# SO what is everyone up to today????



## rustywrangler (Aug 25, 2010)

Me, dragging the kids kicking and screaming to their doc appointments before school starts.

Then I get to mow the lawn  WOOHOOOO.


----------



## havasu (Aug 25, 2010)

I went to our vacation home where it was 115 degrees. The heat ruined one sprinkler valve and two garden hoses. My son and I worked all day long, but all the chores are done.
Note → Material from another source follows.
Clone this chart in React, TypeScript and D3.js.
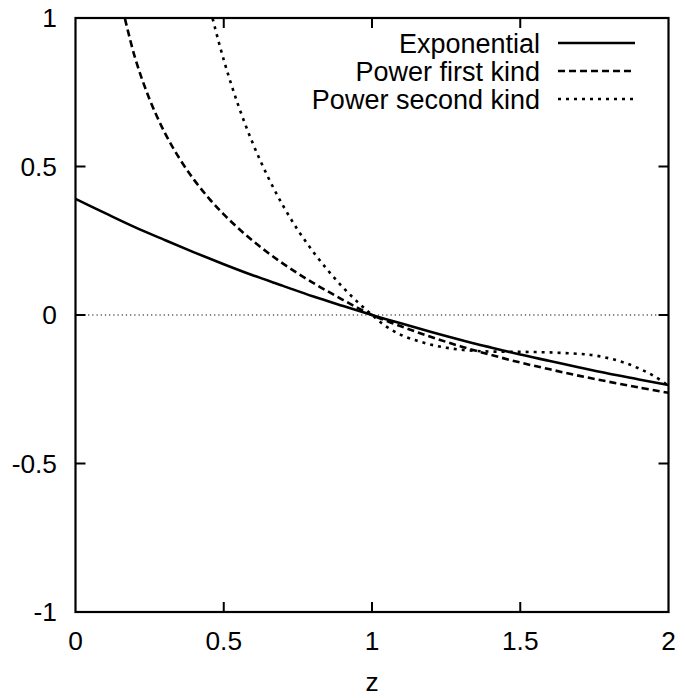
import React from 'react';
import * as d3 from 'd3';

// values
const expZ = [0, 0.1, 0.2, 0.3, 0.4, 0.5, 0.6, 0.7, 0.8, 0.9, 1.0, 1.1, 1.2, 1.3, 1.4, 1.5, 1.6, 1.7, 1.8, 1.9, 2.0];
const expValues = [0.391, 0.343, 0.296, 0.253, 0.211, 0.171, 0.133, 0.098, 0.063, 0.031, 0, -0.029, -0.057, -0.084, -0.109, -0.133, -0.155, -0.177, -0.198, -0.217, -0.236];

const powerFirstZ = [0.15, 0.2, 0.25, 0.3, 0.35, 0.4, 0.45, 0.5, 0.55, 0.6, 0.65, 0.7, 0.75, 0.8, 0.85, 0.9, 0.95, 1.0, 1.1, 1.2, 1.3, 1.4, 1.5, 1.6, 1.7, 1.8, 1.9, 2.0];
const powerFirstValues = [1.069, 0.869, 0.726, 0.616, 0.528, 0.455, 0.393, 0.339, 0.291, 0.248, 0.209, 0.173, 0.14, 0.109, 0.08, 0.052, 0.025, 0, -0.039, -0.074, -0.106, -0.134, -0.16, -0.183, -0.205, -0.225, -0.244, -0.262];

const powerSecondZ = [0.45, 0.46, 0.5, 0.55, 0.6, 0.65, 0.7, 0.75, 0.8, 0.85, 0.9, 0.95, 1.0, 1.05, 1.1, 1.15, 1.2, 1.25, 1.3, 1.35, 1.4, 1.5, 1.6, 1.7, 1.75, 1.8, 1.85, 1.9, 1.95, 2.0];
const powerSecondValues = [1.05, 1.008, 0.859, 0.703, 0.573, 0.463, 0.368, 0.286, 0.215, 0.152, 0.095, 0.045, 0, -0.04, -0.068, -0.086, -0.1, -0.11, -0.117, -0.121, -0.123, -0.124, -0.126, -0.131, -0.136, -0.146, -0.16, -0.18, -0.205, -0.238];

const seriesNames = ['Exponential', 'Power first kind', 'Power second kind'];
const xTicks = [0, 0.5, 1, 1.5, 2];
const yTicks = [-1, -0.5, 0, 0.5, 1];

export default class App extends React.Component {
  ref = React.createRef<SVGSVGElement>();

  sizing = {
    width: 685,
    height: 698,
    left: 75.5,
    right: 668.5,
    top: 18,
    bottom: 612,
  };

  textStyle = {
    font: '"Liberation Sans", Arial, sans-serif',
    tickSize: '26.3px',
    legendSize: '27px',
  };

  setupDom(): void {
    const s = this.sizing;
    const svg = d3.select(this.ref.current);
    svg.selectAll('*').remove();

    const xScale = d3.scaleLinear().domain([0, 2]).range([s.left, s.right]);
    const yScale = d3.scaleLinear().domain([-1, 1]).range([s.bottom, s.top]);

    svg.append('defs').append('clipPath').attr('id', 'plot-clip')
      .append('rect')
      .attr('x', s.left).attr('y', s.top)
      .attr('width', s.right - s.left).attr('height', s.bottom - s.top);

    // zero line
    svg.append('line')
      .attr('x1', xScale(0)).attr('x2', xScale(2))
      .attr('y1', yScale(0)).attr('y2', yScale(0))
      .attr('stroke', '#000').attr('stroke-width', 1)
      .attr('stroke-dasharray', '1.2,3');

    const line = d3.line<[number, number]>()
      .x(d => xScale(d[0]))
      .y(d => yScale(d[1]))
      .curve(d3.curveCatmullRom);

    const series = [
      {z: expZ, v: expValues, dash: null},
      {z: powerFirstZ, v: powerFirstValues, dash: '7,4'},
      {z: powerSecondZ, v: powerSecondValues, dash: '3,5'},
    ];

    const curves = svg.append('g').attr('clip-path', 'url(#plot-clip)');
    series.forEach(sr => {
      curves.append('path')
        .datum(sr.z.map((z, i) => [z, sr.v[i]] as [number, number]))
        .attr('fill', 'none')
        .attr('stroke', '#000')
        .attr('stroke-width', 2.6)
        .attr('stroke-dasharray', sr.dash)
        .attr('d', line as any);
    });

    // ticks, inward, mirrored on all sides
    const tickLen = 10;
    const ticks = svg.append('g').attr('stroke', '#000').attr('stroke-width', 2);
    xTicks.slice(1, -1).forEach(t => {
      ticks.append('line').attr('x1', xScale(t)).attr('x2', xScale(t)).attr('y1', s.bottom).attr('y2', s.bottom - tickLen);
      ticks.append('line').attr('x1', xScale(t)).attr('x2', xScale(t)).attr('y1', s.top).attr('y2', s.top + tickLen);
    });
    yTicks.slice(1, -1).forEach(t => {
      ticks.append('line').attr('y1', yScale(t)).attr('y2', yScale(t)).attr('x1', s.left).attr('x2', s.left + tickLen);
      ticks.append('line').attr('y1', yScale(t)).attr('y2', yScale(t)).attr('x1', s.right).attr('x2', s.right - tickLen);
    });

    // frame
    svg.append('rect')
      .attr('x', s.left).attr('y', s.top)
      .attr('width', s.right - s.left).attr('height', s.bottom - s.top)
      .attr('fill', 'none').attr('stroke', '#000').attr('stroke-width', 2.2);

    const labels = svg.append('g')
      .attr('font-family', this.textStyle.font)
      .attr('font-size', this.textStyle.tickSize)
      .attr('fill', '#000');

    xTicks.forEach(t => {
      labels.append('text')
        .attr('x', xScale(t)).attr('y', 650)
        .attr('text-anchor', 'middle')
        .text(d3.format('')(t));
    });
    yTicks.forEach(t => {
      labels.append('text')
        .attr('x', 57).attr('y', yScale(t) + 9.3)
        .attr('text-anchor', 'end')
        .text(d3.format('')(t).replace('−', '-'));
    });
    labels.append('text')
      .attr('x', xScale(1)).attr('y', 691)
      .attr('text-anchor', 'middle')
      .text('z');

    // legend
    const legend = svg.append('g');
    series.forEach((sr, i) => {
      const y = 43 + i * 28;
      legend.append('text')
        .attr('x', 540).attr('y', y + 9.5)
        .attr('text-anchor', 'end')
        .attr('font-family', this.textStyle.font)
        .attr('font-size', this.textStyle.legendSize)
        .text(seriesNames[i]);
      legend.append('line')
        .attr('x1', 558).attr('x2', 635)
        .attr('y1', y).attr('y2', y)
        .attr('stroke', '#000').attr('stroke-width', 2.6)
        .attr('stroke-dasharray', sr.dash);
    });
  }

  componentDidMount(): void {
    this.setupDom();
  }

  render(): React.ReactNode {
    const {width, height} = this.sizing;
    return (
      <svg
        ref={this.ref}
        width={width}
        height={height}
        style={{position: 'absolute', left: 0, top: 0, background: '#fff'}}
      />
    );
  }
}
Today, we are lauching the boat, drinking cool beverages, and floating in the water.


----------



## Neonnblack (Aug 27, 2010)

Came to virginia beach on vacation from reno got here yesterday having fun!


----------



## mustanggarage (Aug 30, 2010)

rustywrangler said:


> Me, dragging the kids kicking and screaming to their doc appointments before school starts.
> 
> Then I get to mow the lawn  WOOHOOOO.




I actually look forward to mowing the lawn.  it takes about 2 hours on my cub cadet ztr.  no-one is talking to me or asking me for anything.  I have to give my cell phone to my wife because I can't hear it.  so I basically have 2 uninterrupted hours to myself.  that is almost my definition of bliss.

but this weekend I installed my lift.  tonight I am going to wire it temporarily with just basically a long welder extension cord and a twist lock plug in at the motor to run it up and down and make sure everything is copacetic then I will bolt the second post to the ground and wait for the electrician to come run the conduit.  :rockin:


----------